The following configuration is recommended for the AMD EPYC platform:

  ../configure --enable-precision=double\
             --enable-simd=AVX2       \
             --enable-comms=mpi3 \
             CXX=mpicxx 

If gmp and mpfr are NOT in standard places (/usr/) these flags may be needed::

               --with-gmp=<path>        \
               --with-mpfr=<path>       

where <path> is the UNIX prefix where GMP and MPFR are installed.

Using MPICH and g++ v4.9.2, best performance can be obtained using explicit GOMP_CPU_AFFINITY flags for each MPI rank. This can be done by invoking MPI on a wrapper script omp_bind.sh to handle this.

It is recommended to run 8 MPI ranks on a single dual socket AMD EPYC, with 8 threads per rank using MPI3 and shared memory to communicate within this node:

  mpirun -np 8 ./omp_bind.sh ./Benchmark_dwf --mpi 2.2.2.1 --dslash-unroll --threads 8 --grid 16.16.16.16 --cacheblocking 4.4.4.4 

Where omp_bind.sh does the following:

  #!/bin/bash

  numanode=` expr $PMI_RANK % 8 `
  basecore=`expr $numanode \* 16`
  core0=`expr $basecore + 0 `
  core1=`expr $basecore + 2 `
  core2=`expr $basecore + 4 `
  core3=`expr $basecore + 6 `
  core4=`expr $basecore + 8 `
  core5=`expr $basecore + 10 `
  core6=`expr $basecore + 12 `
  core7=`expr $basecore + 14 `

  export GOMP_CPU_AFFINITY="$core0 $core1 $core2 $core3 $core4 $core5 $core6 $core7"
  echo GOMP_CUP_AFFINITY $GOMP_CPU_AFFINITY

  $@

Build setup for laptops, other compilers, non-cluster builds

Many versions of g++ and clang++ work with Grid, and involve merely replacing CXX (and MPICXX), and omit the enable-mkl flag.

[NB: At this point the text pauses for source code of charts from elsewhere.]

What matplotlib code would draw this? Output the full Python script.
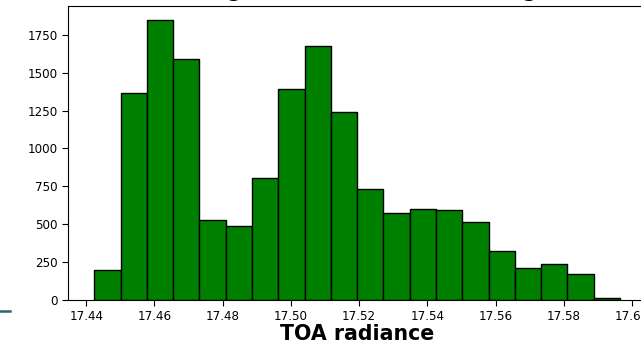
import numpy as np
import matplotlib.pyplot as plt
from matplotlib.lines import Line2D

# histogram counts per bin (20 equal bins)
counts = [198, 1363, 1847, 1588, 526, 488, 805, 1394, 1675, 1242,
          730, 576, 600, 592, 515, 321, 209, 235, 171, 15]
bin_lo, bin_hi = 17.44235, 17.5965
xticks = [17.44, 17.46, 17.48, 17.50, 17.52, 17.54, 17.56, 17.58, 17.60]
yticks = [0, 250, 500, 750, 1000, 1250, 1500, 1750]

edges = np.linspace(bin_lo, bin_hi, len(counts) + 1)
centers = (edges[:-1] + edges[1:]) / 2

fig = plt.figure(figsize=(6.41, 3.45), dpi=100)
ax = fig.add_axes([0.1061, 0.1304, 0.9022, 0.8522])
ax.hist(centers, bins=edges, weights=counts, color='green', edgecolor='black', linewidth=1.0)

ax.set_xticks(xticks)
ax.set_xticklabels(['%.2f' % t for t in xticks])
ax.set_yticks(yticks)
ax.tick_params(labelsize=8.6, length=4)
ax.set_xlabel('TOA radiance', fontsize=14.8, fontweight='bold', labelpad=0.5)
ax.set_title('Histogram of TOA radiance (avg)', fontsize=14.8, fontweight='bold', pad=6.5)

# stray legend stub at lower left
fig.add_artist(Line2D([0, 10 / 641], [1 - 311 / 345] * 2, color='#2e6276', linewidth=1.8))

fig.savefig('out.png', dpi=100)
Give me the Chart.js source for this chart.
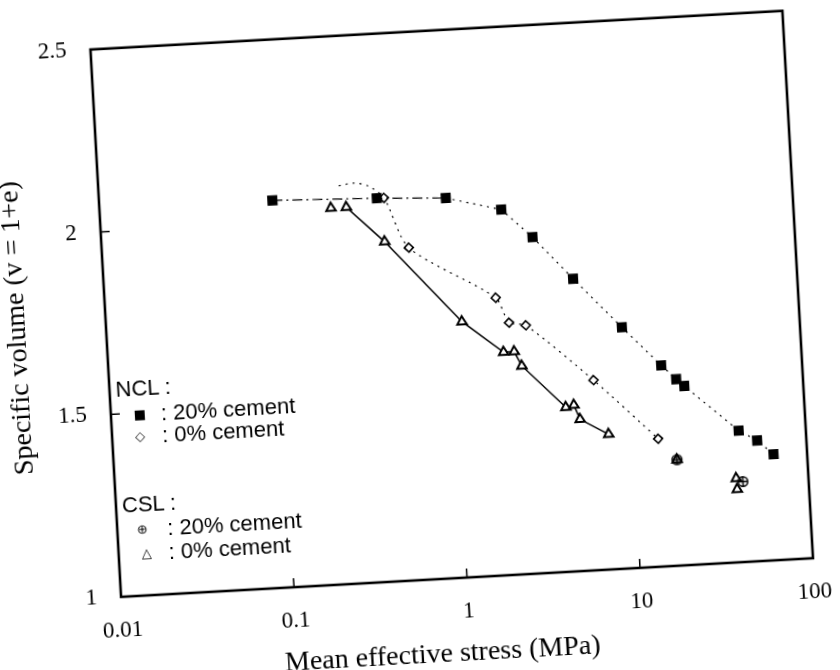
<!DOCTYPE html>
<html lang="en">
<head>
  <meta charset="UTF-8"/>
  <meta name="viewport" content="width=device-width, initial-scale=1.0"/>
  <title>Specific volume vs mean effective stress</title>
  <script src="https://cdn.jsdelivr.net/npm/chart.js"></script>
  <style>
    html, body { margin: 0; background: #fff; overflow: hidden; }
    #wrap { position: absolute; left: 0; top: 0; width: 840px; height: 670px;
            transform: rotate(-3.2deg); transform-origin: 451px 300px; }
    #legend div { position: absolute; font-family: "Liberation Sans", Arial, sans-serif;
                  font-size: 22px; line-height: 22px; white-space: nowrap; color: #000; }
    #legend .mk { font-family: "DejaVu Sans", sans-serif; font-size: 13px; width: 14px; text-align: center; }
    #xtitle { position: absolute; left: 423px; top: 652px; transform: translate(-50%, -50%);
              font-family: "Liberation Serif", "Times New Roman", serif; font-size: 28px;
              white-space: nowrap; color: #000; }
  </style>
</head>
<body>
  <div id="wrap">
    <canvas id="chart" width="840" height="670"></canvas>
    <div id="xtitle">Mean effective stress (MPa)</div>
    <div id="legend">
      <div style="left:111px; top:360px">NCL :</div>
      <div class="mk" style="left:127px; top:386px">■</div>
      <div style="left:155px; top:386px">: 20% cement</div>
      <div class="mk" style="left:126px; top:408px">◇</div>
      <div style="left:155px; top:408px">: 0% cement</div>
      <div style="left:111px; top:476px">CSL :</div>
      <div class="mk" style="left:123px; top:501px">⊕</div>
      <div style="left:155px; top:501px">: 20% cement</div>
      <div class="mk" style="left:126px; top:525px">△</div>
      <div style="left:155px; top:525px">: 0% cement</div>
    </div>
  </div>

  <script>
    // values (stress in MPa, specific volume v = 1+e)
    const ncl20Stress = [0.10, 0.40, 1.0, 2.07, 3.07, 5.1, 9.4, 15.4, 18.6, 20.6, 41, 52, 64];
    const ncl20Volume = [2.06, 2.05, 2.04, 2.00, 1.92, 1.80, 1.66, 1.55, 1.51, 1.49, 1.36, 1.33, 1.29];
    // first three entries are the hand-drawn arc of the dotted curve (no marker there)
    const ncl0Stress  = [0.244, 0.30, 0.36, 0.44, 0.59, 1.80, 2.11, 2.63, 6.2, 14.0];
    const ncl0Volume  = [2.09, 2.095, 2.085, 2.05, 1.91, 1.76, 1.69, 1.68, 1.52, 1.35];
    const ncl0Marker  = [false, false, false, true, true, true, true, true, true, true];
    const csl20Stress = [17.7, 41.7];
    const csl20Volume = [1.29, 1.22];
    const csl0Stress  = [0.216, 0.265, 0.43, 1.13, 1.92, 2.21, 2.42, 4.21, 4.69, 5.04, 7.28, 17.7, 38.3, 38.5];
    const csl0Volume  = [2.03, 2.03, 1.93, 1.70, 1.61, 1.61, 1.57, 1.45, 1.455, 1.415, 1.37, 1.29, 1.23, 1.20];

    const xTicks = [0.01, 0.1, 1, 10, 100];
    const xTickLabels = ['0.01', '0.1', '1', '10', '100'];
    const yTicks = [1, 1.5, 2, 2.5];
    const yTickLabels = ['1', '1.5', '2', '2.5'];

    const pts = (xs, ys) => xs.map((x, i) => ({x: x, y: ys[i]}));

    // circle with a cross for the CSL 20% marker
    function circleCross() {
      const c = document.createElement('canvas');
      c.width = 13; c.height = 13;
      const g = c.getContext('2d');
      g.strokeStyle = '#000'; g.lineWidth = 1.6;
      g.beginPath(); g.arc(6.5, 6.5, 4.8, 0, Math.PI * 2); g.stroke();
      g.beginPath(); g.moveTo(6.5, 1); g.lineTo(6.5, 12); g.moveTo(1, 6.5); g.lineTo(12, 6.5); g.stroke();
      return c;
    }

    // box round the plot and short inward ticks
    const frameTicks = {
      id: 'frameTicks',
      afterDraw(chart) {
        const ctx = chart.ctx, a = chart.chartArea;
        const x = chart.scales.x, y = chart.scales.y;
        ctx.save();
        ctx.strokeStyle = '#000';
        ctx.lineWidth = 1.5;
        xTicks.forEach(v => {
          const px = x.getPixelForValue(v);
          ctx.beginPath(); ctx.moveTo(px, a.bottom); ctx.lineTo(px, a.bottom - 9); ctx.stroke();
        });
        yTicks.forEach(v => {
          const py = y.getPixelForValue(v);
          ctx.beginPath(); ctx.moveTo(a.left, py); ctx.lineTo(a.left + 9, py); ctx.stroke();
        });
        ctx.lineWidth = 2.6;
        ctx.strokeRect(a.left, a.top, a.width, a.height);
        ctx.restore();
      }
    };

    const tickFont = {family: '"Liberation Serif", "Times New Roman", serif', size: 23};
    const titleFont = {family: '"Liberation Serif", "Times New Roman", serif', size: 28};

    new Chart(document.getElementById('chart').getContext('2d'), {
      type: 'scatter',
      data: {
        datasets: [
          {
            label: 'NCL 20% cement',
            data: pts(ncl20Stress, ncl20Volume),
            showLine: true,
            borderColor: '#000', borderWidth: 1.2,
            segment: { borderDash: c => c.p0DataIndex < 2 ? [10, 4, 2, 4] : [2, 5] },
            pointStyle: 'rect', pointRadius: 6.3,
            pointBackgroundColor: '#000', pointBorderColor: '#000'
          },
          {
            label: 'NCL 0% cement',
            data: pts(ncl0Stress, ncl0Volume),
            showLine: true, tension: 0.25,
            borderColor: '#000', borderWidth: 1.2, borderDash: [2, 5],
            pointStyle: 'rectRot', pointBorderWidth: 1.6,
            pointRadius: ncl0Marker.map(m => m ? 4.5 : 0),
            pointBackgroundColor: '#fff', pointBorderColor: '#000'
          },
          {
            label: 'CSL 20% cement',
            data: pts(csl20Stress, csl20Volume),
            showLine: false,
            pointStyle: circleCross(), pointRadius: 6
          },
          {
            label: 'CSL 0% cement',
            data: pts(csl0Stress, csl0Volume),
            showLine: true,
            borderColor: '#000', borderWidth: 1.5,
            segment: { borderColor: c => (c.p0DataIndex >= 1 && c.p1DataIndex <= 10) ? '#000' : 'rgba(0,0,0,0)' },
            pointStyle: 'triangle', pointRadius: 5.5, pointBorderWidth: 2,
            pointBackgroundColor: '#fff', pointBorderColor: '#000'
          }
        ]
      },
      options: {
        responsive: false,
        animation: false,
        layout: { padding: { top: 21, right: 42, left: 0, bottom: 0 } },
        plugins: { legend: { display: false }, tooltip: { enabled: false } },
        scales: {
          x: {
            type: 'logarithmic', min: 0.01, max: 100,
            afterBuildTicks: s => { s.ticks = xTicks.map(v => ({value: v})); },
            afterFit: s => { s.height = 92; },
            ticks: { callback: (v, i) => xTickLabels[i], font: tickFont, color: '#000',
                     padding: 12, maxRotation: 0, autoSkip: false },
            grid: { display: false },
            border: { display: false },
            title: { display: false }
          },
          y: {
            type: 'linear', min: 1, max: 2.5,
            afterBuildTicks: s => { s.ticks = yTicks.map(v => ({value: v})); },
            afterFit: s => { s.width = 105; },
            ticks: { callback: (v, i) => yTickLabels[i], font: tickFont, color: '#000', padding: 16 },
            grid: { display: false },
            border: { display: false },
            title: { display: true, text: 'Specific volume (v = 1+e)', font: titleFont,
                     color: '#000', padding: { top: 0, bottom: 0 } }
          }
        }
      },
      plugins: [frameTicks]
    });
  </script>
</body>
</html>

Single node, non MPI builds are enabled with:

  --enable-comms=none

FFTW support that is not in the default search path may then enabled with:

  --with-fftw=<installpath>

BLAS will not be compiled in by default, and Lanczos will default to Eigen diagonalisation.

Notes

  • GMP is the GNU Multiple Precision Library.
  • MPFR is a C library for multiple-precision floating-point computations with correct rounding.
  • Both libaries are necessary for the RHMC support.